**WHAT IS NEEDED**
Every line from the start of the records through the line with "fit_slope = 1.035" is to be written out exactly; pictures are not.

★ ★ ★ ★

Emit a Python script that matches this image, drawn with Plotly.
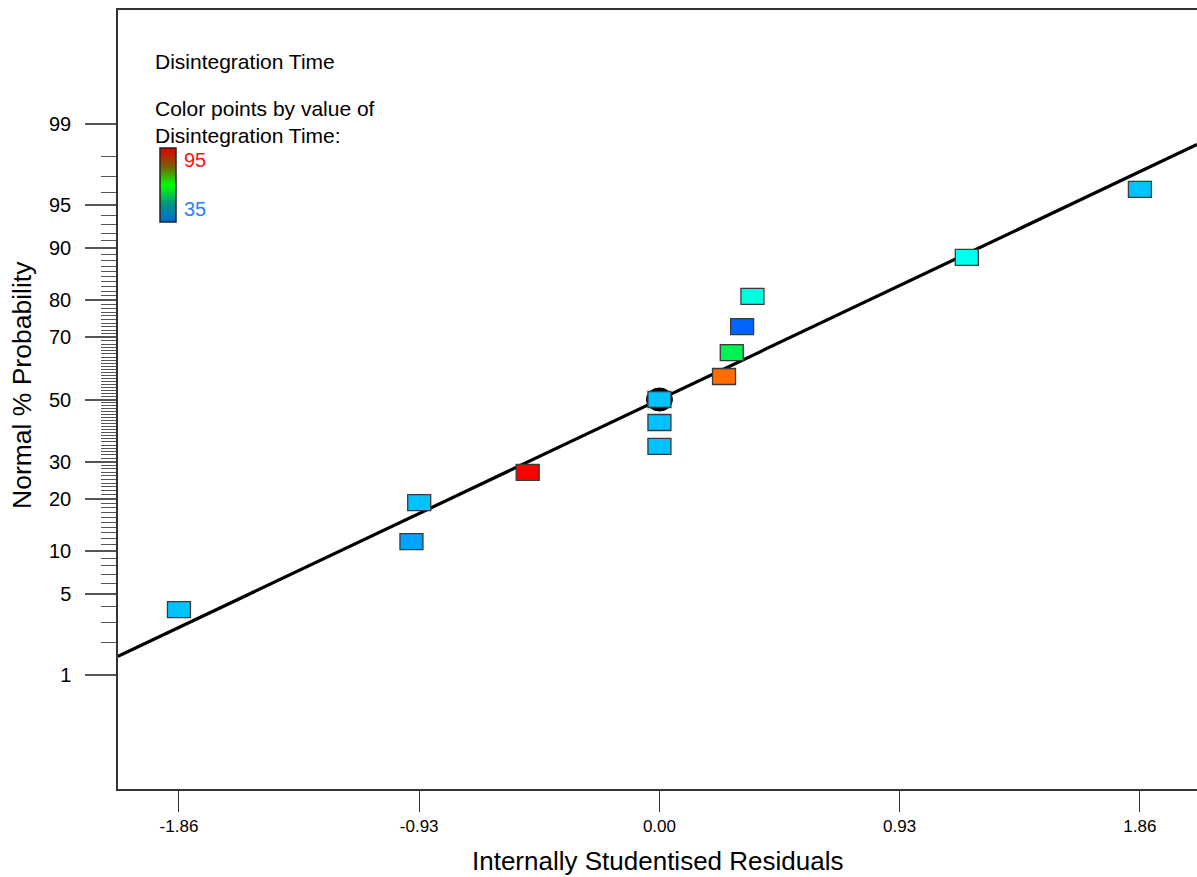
from statistics import NormalDist

import plotly.graph_objects as go
from plotly.colors import sample_colorscale

# Internally studentised residuals, sorted ascending
residuals = [-1.86, -0.96, -0.93, -0.51, 0.00, 0.00, 0.00, 0.25, 0.28, 0.32, 0.36, 1.19, 1.86]
# Normal % probability of each ranked residual
probabilities = [3.8, 11.5, 19.2, 26.9, 34.6, 42.3, 50.0, 57.7, 65.4, 73.1, 80.8, 88.5, 96.2]
# Observed response used to colour each point
disintegration_time = [42, 40, 42, 95, 42, 42, 42, 88, 57, 36, 48, 47, 42]
time_min, time_max = 35, 95

# Reference normal line: z = slope * residual
fit_slope = 1.035

# Probability axis labels
major_probs = [1, 5, 10, 20, 30, 50, 70, 80, 90, 95, 99]
minor_probs = [p for p in range(1, 100) if p not in major_probs]
x_tick_vals = [-1.86, -0.93, 0.00, 0.93, 1.86]
x_tick_text = ["-1.86", "-0.93", "0.00", "0.93", "1.86"]

nd = NormalDist()


def probit(pct):
    return nd.inv_cdf(pct / 100.0)


# Hue sweep (blue -> cyan -> green -> yellow -> red) for the points
point_scale = [
    [0.0, "rgb(0,85,255)"],
    [0.0909, "rgb(0,170,255)"],
    [0.1818, "rgb(0,255,255)"],
    [0.2727, "rgb(0,255,170)"],
    [0.3636, "rgb(0,240,85)"],
    [0.4545, "rgb(0,255,0)"],
    [0.5455, "rgb(85,255,0)"],
    [0.6364, "rgb(170,255,0)"],
    [0.7273, "rgb(255,255,0)"],
    [0.8182, "rgb(255,170,0)"],
    [0.9091, "rgb(255,85,0)"],
    [1.0, "rgb(255,0,0)"],
]
# Gradient shown in the small key bar
bar_scale = [
    [0.0, "rgb(0,105,215)"],
    [0.25, "rgb(0,150,130)"],
    [0.5, "rgb(0,255,0)"],
    [0.75, "rgb(120,95,0)"],
    [1.0, "rgb(225,0,0)"],
]

z_vals = [probit(p) for p in probabilities]
norm_vals = [(v - time_min) / (time_max - time_min) for v in disintegration_time]
point_colors = sample_colorscale(point_scale, norm_vals)

# Plot-area geometry in pixels
W, H = 1197, 877
L, R, T, B = 118, 0, 10, 88
PW, PH = W - L - R, H - T - B


def px_x(p):
    return (p - L) / PW


def px_y(p):
    return (H - B - p) / PH


x_range = [-2.096, 2.081]
y_range = [-3.29, 3.29]

fig = go.Figure()

# Normal reference line
fig.add_trace(go.Scatter(
    x=x_range,
    y=[fit_slope * x_range[0], fit_slope * x_range[1]],
    mode="lines",
    line=dict(color="black", width=3.2),
    hoverinfo="skip",
    showlegend=False,
))

# Hover carrier + colour key
fig.add_trace(go.Scatter(
    x=residuals,
    y=z_vals,
    mode="markers",
    marker=dict(
        size=18,
        opacity=0,
        color=disintegration_time,
        cmin=time_min,
        cmax=time_max,
        colorscale=bar_scale,
        showscale=True,
        colorbar=dict(
            x=px_x(160), xanchor="left",
            y=px_y(185), yanchor="middle",
            len=74, lenmode="pixels",
            thickness=16, thicknessmode="pixels",
            outlinewidth=1.5, outlinecolor="#222222",
            showticklabels=False, ticks="",
            xpad=0, ypad=0,
        ),
    ),
    customdata=[[p, t] for p, t in zip(probabilities, disintegration_time)],
    hovertemplate="Residual: %{x:.2f}<br>Probability: %{customdata[0]}%<br>"
                  "Disintegration Time: %{customdata[1]}<extra></extra>",
    showlegend=False,
))

shapes = []
# Marker ring behind the median point
for x, z, p in zip(residuals, z_vals, probabilities):
    if p == 50.0:
        shapes.append(dict(
            type="circle", xref="x", yref="y",
            xsizemode="pixel", ysizemode="pixel",
            xanchor=x, yanchor=z,
            x0=-13, x1=13, y0=-11.5, y1=11.5,
            fillcolor="black", line=dict(color="black", width=1),
            layer="above",
        ))
# Rectangular point markers
for x, z, c in zip(residuals, z_vals, point_colors):
    shapes.append(dict(
        type="rect", xref="x", yref="y",
        xsizemode="pixel", ysizemode="pixel",
        xanchor=x, yanchor=z,
        x0=-11.5, x1=11.5, y0=-8, y1=8,
        fillcolor=c, line=dict(color="#3a3a3a", width=1.3),
        layer="above",
    ))

FAMILY = "Liberation Sans, Arial, sans-serif"
label_font = dict(family=FAMILY, size=21, color="black")

annotations = [
    dict(text="Disintegration Time", x=px_x(153), y=px_y(61),
         xanchor="left", yanchor="middle", font=label_font),
    dict(text="Color points by value of<br>Disintegration Time:", x=px_x(153), y=px_y(122),
         xanchor="left", yanchor="middle", align="left", font=label_font),
    dict(text=str(time_max), x=px_x(182), y=px_y(160), xanchor="left", yanchor="middle",
         font=dict(family=FAMILY, size=20, color="#ff1010")),
    dict(text=str(time_min), x=px_x(182), y=px_y(209), xanchor="left", yanchor="middle",
         font=dict(family=FAMILY, size=20, color="#2a80ff")),
    dict(text="Normal % Probability", x=px_x(22), y=px_y(385), textangle=-90,
         xanchor="center", yanchor="middle",
         font=dict(family=FAMILY, size=26.5, color="black")),
    dict(text="Internally Studentised Residuals", x=px_x(657), y=px_y(861),
         xanchor="center", yanchor="middle",
         font=dict(family=FAMILY, size=26, color="black")),
]
for a in annotations:
    a.update(xref="paper", yref="paper", showarrow=False)

fig.update_layout(
    width=W, height=H,
    margin=dict(l=L, r=R, t=T, b=B, pad=0),
    paper_bgcolor="white", plot_bgcolor="white",
    shapes=shapes,
    annotations=annotations,
    showlegend=False,
    xaxis=dict(
        range=x_range,
        tickmode="array", tickvals=x_tick_vals, ticktext=x_tick_text,
        ticks="outside", ticklen=21, tickwidth=1, tickcolor="#333333",
        tickfont=dict(family=FAMILY, size=17, color="black"),
        showgrid=False, zeroline=False,
        showline=True, linecolor="#333333", linewidth=1.5, mirror=True,
    ),
    yaxis=dict(
        range=y_range,
        tickmode="array",
        tickvals=[probit(p) for p in major_probs],
        ticktext=[str(p) for p in major_probs],
        ticks="outside", ticklen=31, tickwidth=1.5, tickcolor="#555555",
        tickfont=dict(family=FAMILY, size=20, color="black"),
        ticklabelstandoff=10,
        minor=dict(
            tickmode="array",
            tickvals=[probit(p) for p in minor_probs],
            ticks="outside", ticklen=15, tickwidth=1.2, tickcolor="#555555",
            showgrid=False,
        ),
        showgrid=False, zeroline=False,
        showline=True, linecolor="#333333", linewidth=1.5, mirror=False,
    ),
)

fig.write_html("out.html")
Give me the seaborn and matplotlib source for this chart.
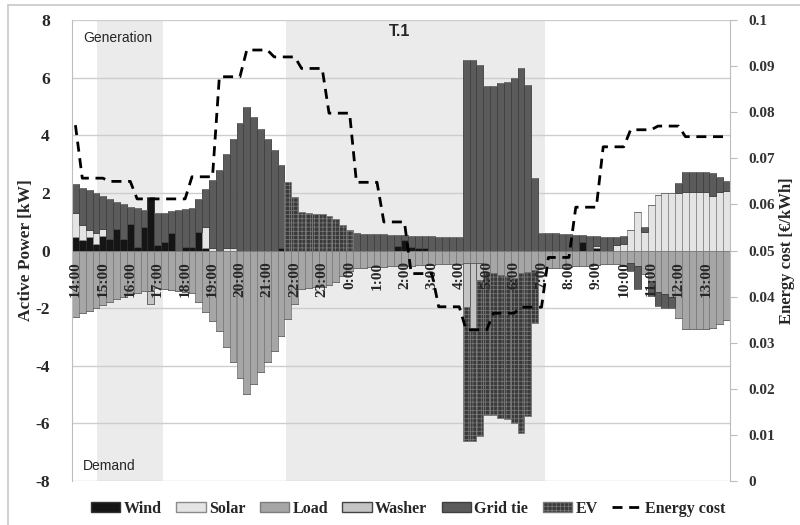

★ ★ ★ ★

**WORKED SOLUTION**
Emit a Python script that matches this image, drawn with Plotly.
from statistics import NormalDist

import plotly.graph_objects as go
from plotly.colors import sample_colorscale

# Internally studentised residuals, sorted ascending
residuals = [-1.86, -0.96, -0.93, -0.51, 0.00, 0.00, 0.00, 0.25, 0.28, 0.32, 0.36, 1.19, 1.86]
# Normal % probability of each ranked residual
probabilities = [3.8, 11.5, 19.2, 26.9, 34.6, 42.3, 50.0, 57.7, 65.4, 73.1, 80.8, 88.5, 96.2]
# Observed response used to colour each point
disintegration_time = [42, 40, 42, 95, 42, 42, 42, 88, 57, 36, 48, 47, 42]
time_min, time_max = 35, 95

# Reference normal line: z = slope * residual
fit_slope = 1.035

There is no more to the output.